L'autorégulation par des associations professionnelles, qui favorise de grandes entités de courtage, est porteuse d'un risque oligopolistique - qui n'est jamais au bénéfice du consommateur.

Je regrette l'absence d'étude d'impact, qui aurait pu nous éclairer sur les bénéfices d'un marché plus concentré. Je regrette également que l'amendement du Sénat confiant à l'Orias le contrôle d'honorabilité n'ait pas été retenu.

Ce texte consacre un recul des pouvoirs publics. Le groupe SER s'abstiendra, comme en première lecture. (Applaudissements sur les travées du groupe SER)

M. Pierre-Jean Verzelen .  - Le courtier joue dans l'économie un rôle d'intermédiaire, avec une double valeur ajoutée : tiers de confiance, il sécurise la transaction, il fait jouer la concurrence et permet le bon ajustement entre l'offre et la demande.

Cette proposition de loi manquera sa cible si elle n'améliore pas la confiance ou la compétitivité. Elle va cependant dans le bon sens : les associations professionnelles à adhésion obligatoire apportent lisibilité et protection au consommateur. Elle témoigne de l'utilité du Sénat, dont plusieurs apports ont été conservés.

Ces dispositions avaient déjà été adoptées il y a deux ans dans le projet de loi Pacte. J'espère qu'elles ne conduiront pas à une hausse des prix : l'adhésion obligatoire va engendrer des surcoûts qui pourraient être répercutés sur le consommateur. Mais il est également possible que cette clarification renforce les acteurs les plus solides qui pourront absorber ces coûts sans augmenter leurs prix.

Malgré ce point de vigilance, le groupe INDEP approuve ce texte. (Applaudissements sur les travées du groupe INDEP)

M. Paul Toussaint Parigi .  - Fallait-il créer un nouvel étage de contrôle de la profession de courtier en assurance, plutôt que de s'appuyer sur les outils de régulation existants ?

Certes, les associations professionnelles pourront formuler des recommandations de bonnes pratiques en matière de conflits d'intérêts, ce qui gommera certains effets délétères du texte initial. Mais c'est une amélioration partielle.

En matière de protection du consommateur, le texte encadre mieux le démarchage téléphonique, mais les mesures restent peu ambitieuses ; il aurait fallu donner de vrais moyens de contrôle à l'Orias et à l'ACPR.

Il n'était nul besoin de désavouer la puissance publique, ni urgent de réformer le courtage par un texte dont les dispositions sont très techniques et difficiles à évaluer. Nous légiférons à l'aveugle, sans étude d'impact.

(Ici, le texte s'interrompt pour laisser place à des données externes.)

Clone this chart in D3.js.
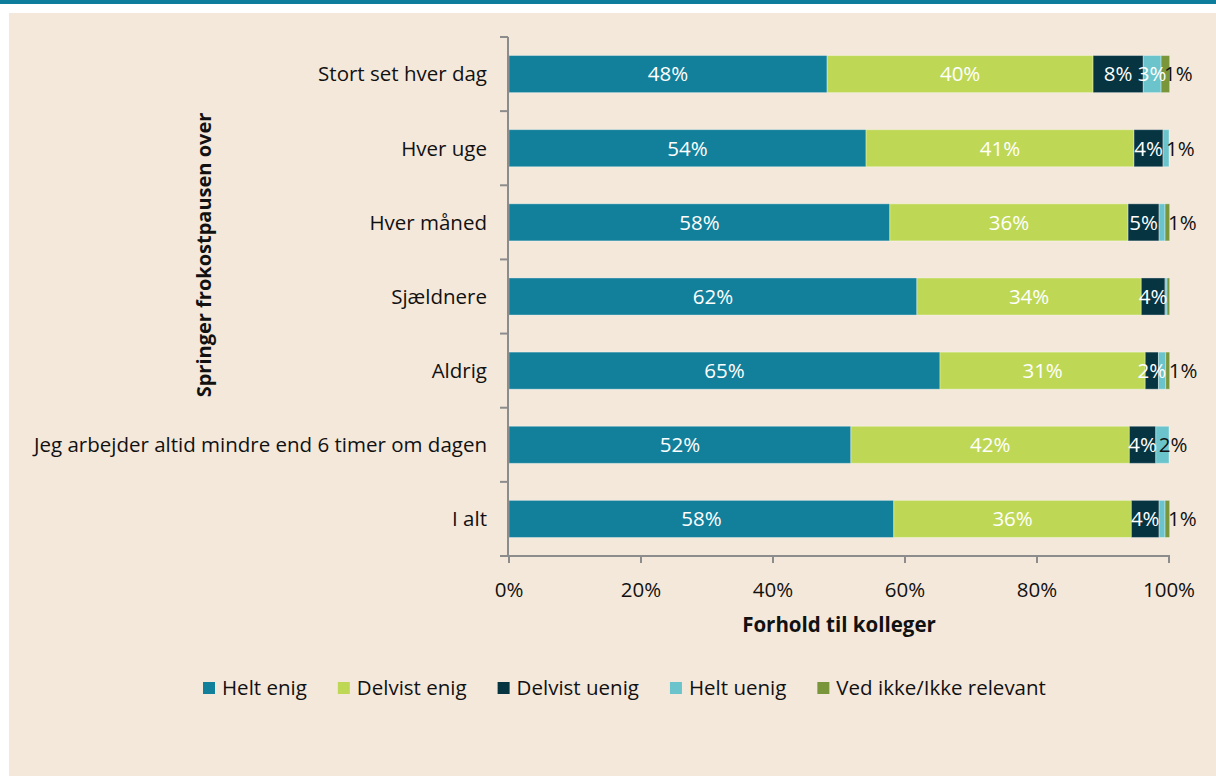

Le GEST aurait préféré discuter de la place des assurances dans le soutien à la population, en pleine crise sanitaire. Nous nous abstiendrons.

M. Vincent Segouin .  - (Applaudissements sur les travées du groupe Les Républicains) Simplifier en votant un nouveau texte qui crée une strate administrative supplémentaire : la démarche me laisse sceptique. Nous avions supprimé les centres de gestion dans la loi de finances 2021, et nous créons ici une obligation administrative, avec une charge financière improductive à la clé.

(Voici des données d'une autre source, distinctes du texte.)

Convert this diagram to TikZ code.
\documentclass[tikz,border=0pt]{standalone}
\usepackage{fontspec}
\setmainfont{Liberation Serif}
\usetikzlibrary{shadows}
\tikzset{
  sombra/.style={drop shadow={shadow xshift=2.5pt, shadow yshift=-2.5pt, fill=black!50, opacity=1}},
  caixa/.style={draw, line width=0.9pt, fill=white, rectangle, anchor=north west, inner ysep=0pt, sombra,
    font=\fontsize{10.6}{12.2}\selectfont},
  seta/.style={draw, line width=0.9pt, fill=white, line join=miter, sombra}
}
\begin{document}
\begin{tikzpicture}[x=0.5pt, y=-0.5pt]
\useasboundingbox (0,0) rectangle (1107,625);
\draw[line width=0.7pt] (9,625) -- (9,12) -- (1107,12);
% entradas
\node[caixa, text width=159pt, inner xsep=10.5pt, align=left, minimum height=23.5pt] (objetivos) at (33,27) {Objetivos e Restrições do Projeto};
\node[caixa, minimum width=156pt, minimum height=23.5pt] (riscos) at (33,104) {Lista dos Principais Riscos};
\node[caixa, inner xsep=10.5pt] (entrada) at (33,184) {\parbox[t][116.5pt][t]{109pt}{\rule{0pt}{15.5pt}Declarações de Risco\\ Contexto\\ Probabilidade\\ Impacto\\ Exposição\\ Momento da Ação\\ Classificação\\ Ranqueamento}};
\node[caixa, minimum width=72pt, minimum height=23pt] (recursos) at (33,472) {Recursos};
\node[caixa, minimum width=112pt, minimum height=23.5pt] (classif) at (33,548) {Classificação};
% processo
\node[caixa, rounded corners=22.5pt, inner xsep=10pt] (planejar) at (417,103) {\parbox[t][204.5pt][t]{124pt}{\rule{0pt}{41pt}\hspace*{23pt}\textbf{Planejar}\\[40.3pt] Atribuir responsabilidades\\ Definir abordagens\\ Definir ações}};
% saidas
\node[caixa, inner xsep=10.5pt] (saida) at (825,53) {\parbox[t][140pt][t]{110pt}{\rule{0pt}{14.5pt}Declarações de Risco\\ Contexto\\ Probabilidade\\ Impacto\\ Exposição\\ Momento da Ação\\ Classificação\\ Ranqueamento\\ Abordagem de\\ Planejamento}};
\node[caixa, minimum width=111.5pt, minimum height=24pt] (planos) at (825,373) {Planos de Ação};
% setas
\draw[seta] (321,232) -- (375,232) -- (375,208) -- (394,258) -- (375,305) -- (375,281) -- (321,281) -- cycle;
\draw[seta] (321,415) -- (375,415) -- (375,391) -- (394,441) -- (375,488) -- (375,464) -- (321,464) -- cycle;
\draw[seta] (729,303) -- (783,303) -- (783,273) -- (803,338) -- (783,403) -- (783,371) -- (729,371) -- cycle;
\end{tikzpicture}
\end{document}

J'avais déposé un amendement de suppression, considérant que l'Orias pouvait exercer le contrôle d'honorabilité, mais j'ai pris conscience depuis du nombre très élevé d'inscriptions et de résiliations dans le secteur.

J'espère que cette proposition de loi protégera les courtiers français des courtiers étrangers en libre prestation de service, qui n'ont pas les mêmes obligations de solvabilité ou de garanties financières.

Les courtiers ont aussi des obligations en matière de médiation et de formation ; compte tenu de la taille moyenne des structures, il n'est pas toujours facile de les remplir.

Les sociétés de courtage devront adhérer à une association professionnelle à partir de 2022, qui assurera la médiation, la formation et l'information sur l'évolution réglementaire moyennant une cotisation annuelle de 500 euros. Les associations professionnelles pourront prévenir l'ACPR et les autres associations en cas d'irrégularités. J'espère que les recommandations qu'elles formuleront ne se traduiront pas en obligations et en nouvelles normes franco-françaises.

J'ai été surpris du dépôt tardif de l'amendement du Gouvernement sur l'obligation d'enregistrer et de conserver deux ans les appels de démarchage. Certes, il y a quelques cas déviants, mais nous ne légiférons pas pour quelques-uns. Je me félicite que la portée de l'amendement ait été réduite.

Le groupe Les Républicains votera ce texte. (Applaudissements sur les travées des groupes Les Républicains et UC)

La discussion générale est close.

La proposition de loi est définitivement adoptée.

La séance est suspendue pour quelques instants.